A mere 72 hours after Sporting Kansas City beat the Red Bulls in NYC, the boys in
blue were on the pitch again – this time in sunny southern California.
Entering the match, KC hadn’t conceded a goal in an astonishing 545 minutes of game play, a streak that extended back to early March. But it seems that tired legs and travel did finally catch up to Peter Vermes‘ Eastern Conference-leading squad.
That said, Vermes was more interested in calling out the refs for missing what he thought was an obvious handball call that led to LA’s first goal:
“I actually thought up until the goal we were actually pretty good. Look, it’s a handball. It doesn’t get called and it breaks us a little bit right at that point. Now here we are, we already have the fatigue aspect to deal with and now we’re trying to chase the game after a goal gets scored based on an easy call by the referee and it doesn’t happen.”
Handball or not, the fact of the matter is KC’s defense got split apart multiple times, leaving keeper Jimmy Nielsen hung out to dry with no chance on either of LA’s goals.
On the first goal, Landon Donovan played a small ball across the 6 yard box to a streaking teammate who easily pushed the ball into the back of the net. There seemed to be some confusion among KC’s defense afterwards, as they actually had decent numbers back, but failed to pick up LA’s runs coming through the box.
“It’s disappointing from my point of view with our performance today,” Nielsen said afterwards. “Huge game, big game, in my opinion two of the better teams in the league and we didn’t perform at all.”
“After the first 15 minutes of good pressure and balance, we got away from that for one reason or another,” explained Graham Zusi, who almost netted a nice free kick in the first half that caromed off the crossbar. “We kind of fell apart defensively and allowed them to get a couple goals.”
The second LA goal was equally frustrating. As KC built forward, midfielder Paulo Nagamura was forced to cover in the back. A long through ball was played out of LA’s defense to veteran Robbie Keane, who checked to the ball but let it run through. Nagamura bit hard on Keane’s initial step and then it was off to the races. Keane dribbled into the box drawing Nielsen, and played a simple pass to Donovan – who had beaten the rest of Sporting’s players back – and passed the ball into the empty goal.
Still, Vermes insisted that the no-call was truly the tipping point in this game.
“It’s a shame in a game like this because I think they’re two good teams, for a goal to be scored that way,” seethed Vermes. “You have center ref, you got linesman and you got fourth official and the fourth official is right there I mean he had a great view of it and for that not to happen between the three of them is a failure in the system. Those guys made a mistake for sure. I spoke to Ricardo but at that point, what are you going to do? I wish we had instant replay – that’d be great.”
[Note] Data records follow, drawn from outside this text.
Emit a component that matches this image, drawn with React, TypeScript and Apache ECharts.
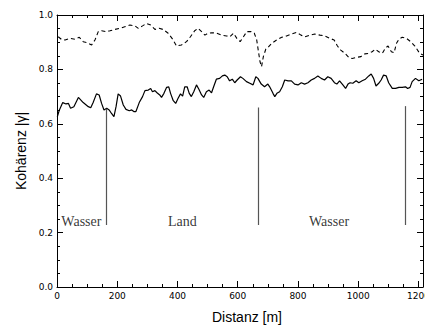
import React, { useEffect, useRef } from "react";
import * as echarts from "echarts";

const distanceSolid = [1, 8, 19, 30, 38, 45, 56, 71, 87, 104, 112, 120, 131, 140, 148, 156, 165, 173, 181, 189, 196, 203, 211, 220, 229, 240, 248, 255, 262, 273, 284, 292, 303, 311, 317, 325, 332, 341, 347, 355, 364, 371, 377, 386, 394, 402, 410, 417, 424, 432, 439, 446, 454, 463, 471, 480, 487, 496, 505, 513, 520, 529, 540, 549, 557, 565, 573, 582, 590, 598, 609, 617, 629, 640, 651, 660, 667, 678, 689, 700, 706, 717, 723, 730, 739, 748, 756, 767, 778, 789, 800, 811, 822, 833, 844, 855, 866, 877, 888, 899, 910, 921, 929, 938, 949, 958, 966, 973, 982, 993, 1002, 1013, 1024, 1035, 1043, 1051, 1059, 1068, 1076, 1084, 1093, 1101, 1113, 1124, 1135, 1146, 1157, 1164, 1172, 1179, 1190, 1201, 1212];
const coherenceSolid = [0.626, 0.651, 0.678, 0.673, 0.675, 0.657, 0.663, 0.697, 0.678, 0.663, 0.659, 0.678, 0.71, 0.706, 0.675, 0.651, 0.657, 0.651, 0.638, 0.626, 0.663, 0.71, 0.702, 0.669, 0.653, 0.648, 0.651, 0.645, 0.645, 0.678, 0.7, 0.722, 0.724, 0.73, 0.718, 0.722, 0.714, 0.706, 0.697, 0.712, 0.734, 0.736, 0.712, 0.685, 0.675, 0.694, 0.71, 0.702, 0.736, 0.736, 0.712, 0.7, 0.718, 0.743, 0.727, 0.706, 0.697, 0.718, 0.724, 0.714, 0.736, 0.764, 0.767, 0.776, 0.779, 0.773, 0.758, 0.764, 0.751, 0.761, 0.773, 0.767, 0.755, 0.749, 0.743, 0.773, 0.767, 0.746, 0.736, 0.746, 0.736, 0.712, 0.7, 0.712, 0.718, 0.736, 0.761, 0.758, 0.758, 0.746, 0.743, 0.751, 0.746, 0.751, 0.761, 0.767, 0.776, 0.767, 0.761, 0.773, 0.767, 0.751, 0.746, 0.758, 0.743, 0.73, 0.746, 0.751, 0.749, 0.758, 0.751, 0.758, 0.764, 0.776, 0.783, 0.767, 0.739, 0.749, 0.761, 0.779, 0.776, 0.751, 0.73, 0.73, 0.734, 0.734, 0.736, 0.73, 0.734, 0.755, 0.767, 0.758, 0.764];

const distanceDashed = [4, 15, 27, 43, 60, 74, 87, 100, 115, 126, 137, 148, 162, 176, 192, 209, 225, 242, 259, 270, 284, 297, 311, 325, 339, 352, 369, 384, 397, 413, 430, 443, 457, 468, 480, 491, 502, 514, 530, 547, 563, 574, 586, 597, 608, 619, 630, 644, 655, 663, 668, 674, 679, 685, 693, 702, 713, 729, 746, 762, 779, 795, 810, 823, 840, 856, 873, 889, 906, 920, 931, 942, 956, 969, 980, 994, 1009, 1022, 1035, 1046, 1057, 1068, 1080, 1090, 1099, 1110, 1119, 1127, 1135, 1146, 1160, 1174, 1188, 1204, 1215];
const coherenceDashed = [0.92, 0.91, 0.908, 0.914, 0.911, 0.918, 0.902, 0.898, 0.89, 0.908, 0.939, 0.942, 0.939, 0.942, 0.947, 0.951, 0.957, 0.963, 0.96, 0.951, 0.96, 0.969, 0.963, 0.947, 0.951, 0.947, 0.933, 0.911, 0.886, 0.89, 0.902, 0.92, 0.942, 0.951, 0.939, 0.926, 0.933, 0.935, 0.933, 0.926, 0.923, 0.92, 0.933, 0.914, 0.902, 0.92, 0.939, 0.939, 0.933, 0.908, 0.871, 0.828, 0.81, 0.847, 0.874, 0.883, 0.896, 0.908, 0.918, 0.923, 0.93, 0.936, 0.926, 0.92, 0.926, 0.93, 0.926, 0.923, 0.914, 0.908, 0.886, 0.871, 0.859, 0.844, 0.84, 0.844, 0.847, 0.857, 0.859, 0.865, 0.874, 0.865, 0.859, 0.878, 0.886, 0.865, 0.861, 0.896, 0.911, 0.918, 0.914, 0.902, 0.886, 0.859, 0.853];

const boundaryDistances = [164, 668, 1157];
const boundaryBottom = [0.228, 0.228, 0.228];
const boundaryTop = [0.655, 0.66, 0.665];

const regionLabels = ["Wasser", "Land", "Wasser"];
const regionDistances = [81, 416, 903];
const regionLevel = [0.241, 0.241, 0.241];

const xTicks = [0, 200, 400, 600, 800, 1000, 1200];

const X_MAX = 1215;

export default function App() {
  const ref = useRef<HTMLDivElement>(null);
  useEffect(() => {
    if (!ref.current) return;
    const chart = echarts.init(ref.current, null, { renderer: "svg" });
    const sans = "Liberation Sans";
    const tickFont = "DejaVu Sans";
    const axisCommon = {
      axisLine: { show: true, onZero: false, lineStyle: { color: "#000", width: 1 } },
      axisTick: { show: true, inside: true, length: 6, lineStyle: { color: "#000", width: 1 } },
      minorTick: { show: true, splitNumber: 4, length: 3, lineStyle: { color: "#000", width: 1 } },
      splitLine: { show: false },
    };
    const solid = distanceSolid.map((d, i) => [d, coherenceSolid[i]]);
    const dashed = distanceDashed.map((d, i) => [d, coherenceDashed[i]]);
    const boundaries = boundaryDistances.map((d, i) => [
      { coord: [d, boundaryBottom[i]] },
      { coord: [d, boundaryTop[i]] },
    ]);
    const labels = regionLabels.map((name, i) => ({ name, value: [regionDistances[i], regionLevel[i]] }));
    chart.setOption({
      animation: false,
      grid: { left: 57, right: 2, top: 15, bottom: 40, containLabel: false, outerBoundsMode: "none" },
      xAxis: [
        {
          type: "value",
          min: 0,
          max: X_MAX,
          interval: 200,
          position: "bottom",
          name: "Distanz [m]",
          nameLocation: "middle",
          nameGap: 23,
          nameTextStyle: { fontFamily: sans, fontSize: 14, color: "#000", padding: [0, 0, 0, 14] },
          axisLabel: {
            show: true,
            fontFamily: tickFont,
            fontSize: 9,
            color: "#000",
            margin: 4,
            customValues: xTicks,
            hideOverlap: false,
            showMaxLabel: true,
            formatter: (v: number) => String(v),
          },
          ...axisCommon,
        },
        {
          type: "value",
          min: 0,
          max: X_MAX,
          interval: 200,
          position: "top",
          axisLabel: { show: false },
          ...axisCommon,
        },
      ],
      yAxis: [
        {
          type: "value",
          min: 0,
          max: 1,
          interval: 0.2,
          position: "left",
          name: "Kohärenz |γ|",
          nameLocation: "middle",
          nameGap: 27,
          nameTextStyle: { fontFamily: sans, fontSize: 14, color: "#000" },
          axisLabel: {
            show: true,
            fontFamily: tickFont,
            fontSize: 9,
            color: "#000",
            margin: 4,
            formatter: (v: number) => v.toFixed(1),
          },
          ...axisCommon,
        },
        {
          type: "value",
          min: 0,
          max: 1,
          interval: 0.2,
          position: "right",
          axisLabel: { show: false },
          ...axisCommon,
        },
      ],
      series: [
        {
          type: "line",
          data: solid,
          showSymbol: false,
          symbol: "none",
          lineStyle: { color: "#000", width: 1.2 },
          markLine: {
            silent: true,
            symbol: ["none", "none"],
            label: { show: false },
            lineStyle: { color: "#555", width: 1.2, type: "solid" },
            data: boundaries,
          },
        },
        {
          type: "line",
          data: dashed,
          showSymbol: false,
          symbol: "none",
          lineStyle: { color: "#000", width: 1.1, type: [4, 3] },
        },
        {
          type: "scatter",
          data: labels,
          symbolSize: 0,
          label: {
            show: true,
            position: "inside",
            formatter: (p: any) => p.name,
            fontFamily: "Liberation Serif",
            fontSize: 14,
            color: "#000",
          },
        },
      ],
    });
    return () => chart.dispose();
  }, []);
  return (
    <div
      ref={ref}
      style={{ position: "fixed", left: 0, top: 0, width: 425, height: 327, background: "#fff" }}
    />
  );
}
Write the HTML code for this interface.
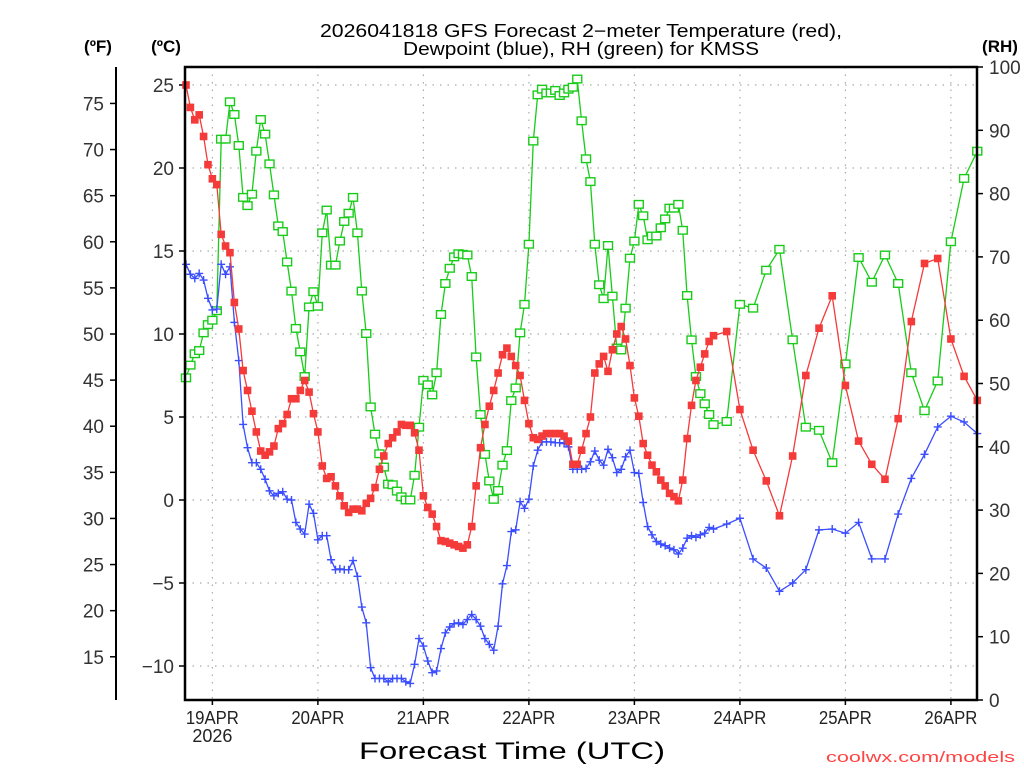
<!DOCTYPE html>
<html><head><meta charset="utf-8"><style>
html,body{margin:0;padding:0;background:#fff;}
svg{display:block;font-family:"Liberation Sans",sans-serif;}
</style></head><body>
<svg id="chart" width="1024" height="768" viewBox="0 0 1024 768" xmlns="http://www.w3.org/2000/svg">
<rect width="1024" height="768" fill="#fff"/>
<g fill="#000" font-size="18" text-anchor="middle">
<text x="581" y="37" textLength="522" lengthAdjust="spacingAndGlyphs">2026041818 GFS Forecast 2−meter Temperature (red),</text>
<text x="581" y="55" textLength="356" lengthAdjust="spacingAndGlyphs">Dewpoint (blue), RH (green) for KMSS</text>
</g>
<text x="98" y="52" font-size="17" font-weight="bold" text-anchor="middle">(ºF)</text>
<text x="166" y="52" font-size="17" font-weight="bold" text-anchor="middle">(ºC)</text>
<text x="1000" y="52" font-size="17" font-weight="bold" text-anchor="middle">(RH)</text>
<g id="grid"></g>
<g id="axes"></g>
<g id="series"></g>
<rect x="185" y="67" width="792" height="633" fill="none" stroke="#000" stroke-width="2.5"/>
<text x="512" y="759" font-size="24" text-anchor="middle" textLength="306" lengthAdjust="spacingAndGlyphs">Forecast Time (UTC)</text>
<text x="1015" y="762" font-size="15" fill="#f44" text-anchor="end" textLength="189" lengthAdjust="spacingAndGlyphs">coolwx.com/models</text>
</svg>
<script>
const hours = [0,1,2,3,4,5,6,7,8,9,10,11,12,13,14,15,16,17,18,19,20,21,22,23,24,25,26,27,28,29,30,31,32,33,34,35,36,37,38,39,40,41,42,43,44,45,46,47,48,49,50,51,52,53,54,55,56,57,58,59,60,61,62,63,64,65,66,67,68,69,70,71,72,73,74,75,76,77,78,79,80,81,82,83,84,85,86,87,88,89,90,91,92,93,94,95,96,97,98,99,100,101,102,103,104,105,106,107,108,109,110,111,112,113,114,115,116,117,118,119,120,123,126,129,132,135,138,141,144,147,150,153,156,159,162,165,168,171,174,177,180];
const tempC = [25.0,23.65,22.9,23.2,21.9,20.2,19.35,19.0,16.0,15.3,14.9,11.9,10.3,7.8,6.6,5.35,4.1,2.95,2.7,2.9,3.25,4.3,4.6,5.15,6.1,6.1,6.6,7.2,6.5,5.2,4.1,2.05,1.3,1.4,0.85,0.25,-0.35,-0.75,-0.55,-0.55,-0.65,-0.2,0.1,0.75,1.85,2.65,3.4,3.75,4.1,4.55,4.5,4.5,4.05,3.0,0.25,-0.45,-0.85,-1.6,-2.45,-2.5,
-2.6,-2.7,-2.8,-2.9,-2.7,-1.6,0.85,3.15,4.55,5.65,6.6,7.65,8.75,9.15,8.65,8.1,7.5,6.0,4.6,3.75,3.65,3.85,4.0,4.0,4.0,4.0,3.85,3.55,2.15,2.15,3.0,4.0,5.0,7.65,8.2,8.65,7.75,9.05,10.0,10.45,9.7,8.1,6.15,5.05,3.4,2.7,2.1,1.7,1.2,0.85,0.4,0.2,-0.05,1.2,3.7,5.7,7.2,8.0,8.8,9.55,9.9,
10.15,5.45,3.0,1.15,-0.95,2.65,7.5,10.35,12.3,6.9,3.55,2.15,1.25,4.9,10.75,14.25,14.55,9.7,7.45,6.0];
const dewC = [14.2,13.6,13.35,13.65,13.25,12.15,11.45,11.5,14.2,13.6,14.05,10.7,8.4,4.55,3.15,2.25,2.25,1.85,1.25,0.55,0.25,0.4,0.5,0.05,0.0,-1.35,-1.75,-2.05,-0.25,-0.8,-2.4,-2.15,-2.15,-3.6,-4.2,-4.15,-4.2,-4.2,-3.65,-4.6,-6.45,-7.4,-10.1,-10.75,-10.75,-10.75,-10.95,-10.75,-10.75,-10.75,-10.95,-11.05,-9.9,-8.35,-8.8,-9.7,-10.4,-10.3,-8.95,-8.0,-7.65,
-7.45,-7.4,-7.5,-7.2,-6.9,-7.2,-7.6,-8.35,-8.7,-9.05,-7.6,-5.05,-3.95,-1.9,-1.8,-0.1,-0.5,0.05,2.05,3.0,3.5,3.5,3.5,3.45,3.45,3.4,3.2,1.85,1.85,1.85,1.9,2.3,2.95,2.4,2.1,3.05,2.55,1.65,1.85,2.6,3.0,1.65,1.6,-0.15,-1.6,-2.1,-2.5,-2.65,-2.75,-2.9,-3.0,-3.25,-2.9,-2.3,-2.15,-2.25,-2.1,-2.0,-1.65,-1.75,
-1.45,-1.1,-3.55,-4.1,-5.5,-5.0,-4.2,-1.8,-1.75,-2.0,-1.35,-3.55,-3.55,-0.85,1.3,2.75,4.4,5.05,4.7,4.0];
const rh = [50.9,52.9,54.7,55.2,58.0,59.3,60.0,61.5,88.6,88.6,94.5,92.5,87.6,79.4,78.1,79.9,86.7,91.7,89.4,84.7,79.8,74.9,74.0,69.2,64.6,58.7,55.0,51.1,62.1,64.5,62.2,73.8,77.4,68.7,68.7,72.5,75.6,76.9,79.4,73.8,64.6,57.9,46.3,42.0,38.9,36.8,34.1,34.0,33.0,32.1,31.6,31.6,35.5,43.1,50.5,49.8,48.2,51.7,60.9,65.8,68.2,
70.0,70.5,70.4,70.3,66.9,54.2,45.1,38.8,34.6,31.7,33.1,37.1,39.4,47.3,49.3,58.0,62.5,72.0,88.3,95.6,96.5,95.9,95.9,96.3,95.5,95.9,96.5,96.8,98.1,91.5,85.5,81.9,72.0,65.6,63.4,71.8,63.8,55.6,55.3,61.9,69.8,72.5,78.3,76.5,72.7,73.3,73.3,74.6,76.0,77.7,77.7,78.3,74.2,63.9,56.9,51.1,48.4,46.8,45.1,43.5,
44.0,62.5,61.9,67.9,71.2,56.9,43.1,42.6,37.5,53.1,69.9,66.0,70.3,65.8,51.7,45.7,50.4,72.4,82.4,86.7];
const celsiusTicks = [25,20,15,10,5,0,-5,-10];
const fahrenheitTicks = [75,70,65,60,55,50,45,40,35,30,25,20,15];
const rhTicks = [0,10,20,30,40,50,60,70,80,90,100];
const dayLabels = ["19APR","20APR","21APR","22APR","23APR","24APR","25APR","26APR"];
const dayHours = [6,30,54,78,102,126,150,174];

const NS="http://www.w3.org/2000/svg";
const X0=186, PXH=4.396;
const xs = h => X0 + h*PXH;
const yC = t => 500 - t*16.6;
const yF = f => yC((f-32)*5/9);
const yRH = r => 700 - r*6.33;
function mk(tag, attrs, parent){const e=document.createElementNS(NS,tag);for(const k in attrs)e.setAttribute(k,attrs[k]);parent.appendChild(e);return e;}
const grid=document.getElementById('grid'), axes=document.getElementById('axes'), series=document.getElementById('series');

celsiusTicks.forEach(t=>{
  const l=mk('line',{x1:185,x2:977,y1:yC(t),y2:yC(t),stroke:'#aaa','stroke-width':1.2,'stroke-dasharray':'1.5 6'},grid);
  
  
  const tk=mk('line',{x1:179,x2:185,y1:yC(t),y2:yC(t),stroke:'#000','stroke-width':1.5},axes);
  
  
  const tx=mk('text',{x:174,y:yC(t)+7,'font-size':19,fill:'#333','text-anchor':'end'},axes);
  tx.textContent = t<0 ? '−'+(-t) : String(t);
  
  
});
dayHours.forEach((h,i)=>{
  const l=mk('line',{x1:xs(h),x2:xs(h),y1:67,y2:700,stroke:'#aaa','stroke-width':1.2,'stroke-dasharray':'1.5 6'},grid);
  
  
  const tk=mk('line',{x1:xs(h),x2:xs(h),y1:700,y2:705,stroke:'#000','stroke-width':1.5},axes);
  
  
  const tx=mk('text',{x:xs(h),y:724,'font-size':18,fill:'#222','text-anchor':'middle',textLength:53,lengthAdjust:'spacingAndGlyphs'},axes);
  tx.textContent=dayLabels[i];
  
  
});
const yr=mk('text',{x:xs(dayHours[0]),y:742,'font-size':18,fill:'#222','text-anchor':'middle'},axes);
yr.textContent='2026';



const fl=mk('line',{x1:116,x2:116,y1:67,y2:700,stroke:'#000','stroke-width':2},axes);


fahrenheitTicks.forEach(f=>{
  const tk=mk('line',{x1:110,x2:116,y1:yF(f),y2:yF(f),stroke:'#000','stroke-width':1.5},axes);
  
  
  const tx=mk('text',{x:104,y:yF(f)+7,'font-size':19,fill:'#333','text-anchor':'end'},axes);
  tx.textContent=String(f);
  
  
});
rhTicks.forEach(r=>{
  const tk=mk('line',{x1:977,x2:983,y1:yRH(r),y2:yRH(r),stroke:'#000','stroke-width':1.5},axes);
  
  
  const tx=mk('text',{x:989,y:yRH(r)+7,'font-size':19,fill:'#333','text-anchor':'start'},axes);
  tx.textContent=String(r);
  
  
});

function drawSeries(vals, yfn, color, kind, name){
  const g=mk('g',{},series);
  
  
  const pts=vals.map((v,i)=>xs(hours[i]).toFixed(1)+','+yfn(v).toFixed(1)).join(' ');
  const pl=mk('polyline',{points:pts,fill:'none',stroke:color,'stroke-width':1.3},g);
  
  
  vals.forEach((v,i)=>{
    const x=xs(hours[i]), y=yfn(v);
    let m;
    if(kind==='filled'){
      m=mk('rect',{x:x-3.8,y:y-3.8,width:7.6,height:7.6,fill:color},g);
    }else if(kind==='open'){
      m=mk('rect',{x:x-4.5,y:y-3.8,width:9,height:7.6,fill:'#fff',stroke:color,'stroke-width':1.4},g);
    }else{
      m=mk('path',{d:`M${x-4},${y}H${x+4}M${x},${y-4}V${y+4}`,stroke:color,'stroke-width':1.4,fill:'none'},g);
    }
    
    
  });
}
drawSeries(rh, yRH, '#19cc19', 'open', 'rh');
drawSeries(dewC, yC, '#3a4dff', 'plus', 'dewpoint');
drawSeries(tempC, yC, '#f53a3a', 'filled', 'temperature');
</script>
</body></html>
But you don’t have replay, and the alleged handball was at midfield, not anywhere near the KC goal. And handball or not, LA exposed some gaps in Sporting’s system. KC pushes its wingbacks forward so high at times that the centerback is often left vulnerable – and that’s exactly what happened in this loss.
Bad strategy for tired legs, Vermes is just not able to figure that out. A good coach can see these things and make adjustments to play strategy. What was with all the falling down out there? Tired or the wrong boots for pitch conditions? You are right, Vermes is stretching his defenders out a little too far and good teams will take advantage of this as was seen on Saturday.
You know, I was wondering about all the slipping and sliding as well. But I haven’t heard anything on that topic at all.
The bad thing about having a set system is that it becomes predictable at times. I’d love to see Sporting be able to play differently when needed, instead of always going to the default high pressure.
My fear: the reason Vermes started the same XI is that there is NOBODY on our bench he feels he can count on in a big game.